Like Mother Angelica, he responded by persevering for the greater good, and that’s exactly what was achieved. He gained a “spiritual mother” who he says taught him so much. EWTN and its worldwide audience continued to benefit from his dedication and his many abilities—some of which, like his interviewing skills, he credits Mother Angelica with enhancing. And of course, we all received the spiritual gift of his wonderful writings on Mother Angelica, made possible by the deep and warm personal relationship that developed between them.
In 2010, one of the sisters caring for Mother asked her—”impetuously,” Arroyo writes—if she thought Jesus was going to take her soon or heal her.
“I don’t want to live,” Mother Angelica replied, but “I owe Him much.” Later, as she caressed an image of the Divine Child, she uttered the words, “For the people. For the people.”

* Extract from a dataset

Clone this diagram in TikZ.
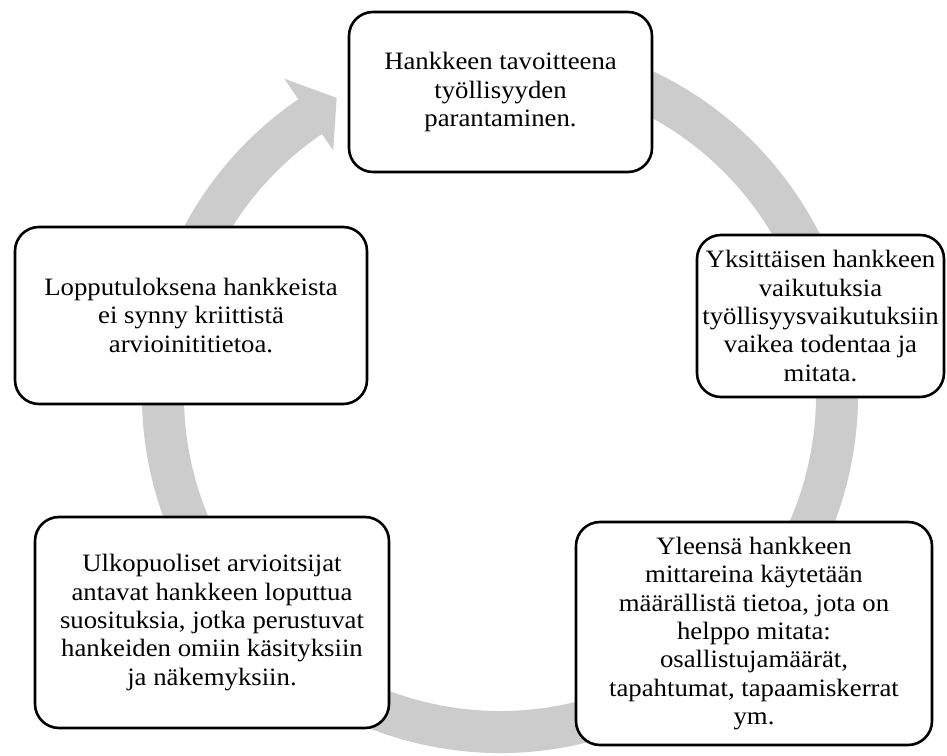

“The sisters,” Arroyo writes, “interpreted Mother’s statements to mean that she had a personal desire to die—to be with Him—but she felt she owed the Lord a great deal and therefore would continue to suffer ‘for the people.'”
When she was 20-years-old, Rita Rizzo, the future Mother Angelica, was finally relieved of years of excruciating stomach pain after a mystic advised her to pray a novena to St. Therese of the Child Jesus.
“All I wanted to do after my healing was to give myself to Jesus,” she told Arroyo years later. Ultimately, she did so much more than that. For in giving herself totally to Him—surrendering always to His will—she brought countless others along with her to Jesus.
Arroyo’s powerful recounting of how she evangelized the Gospel through the pain and suffering of these last years will leave readers hungry for more. Which, happily, they can find in his four previous works on Mother Angelica, detailing her extraordinary life story, her lessons on life, spirituality and the Scriptures, and her prayers and personal devotions.
“Many have written and spoken of the New Evangelization,” Arroyo observes. “Mother Angelica was the New Evangelization.”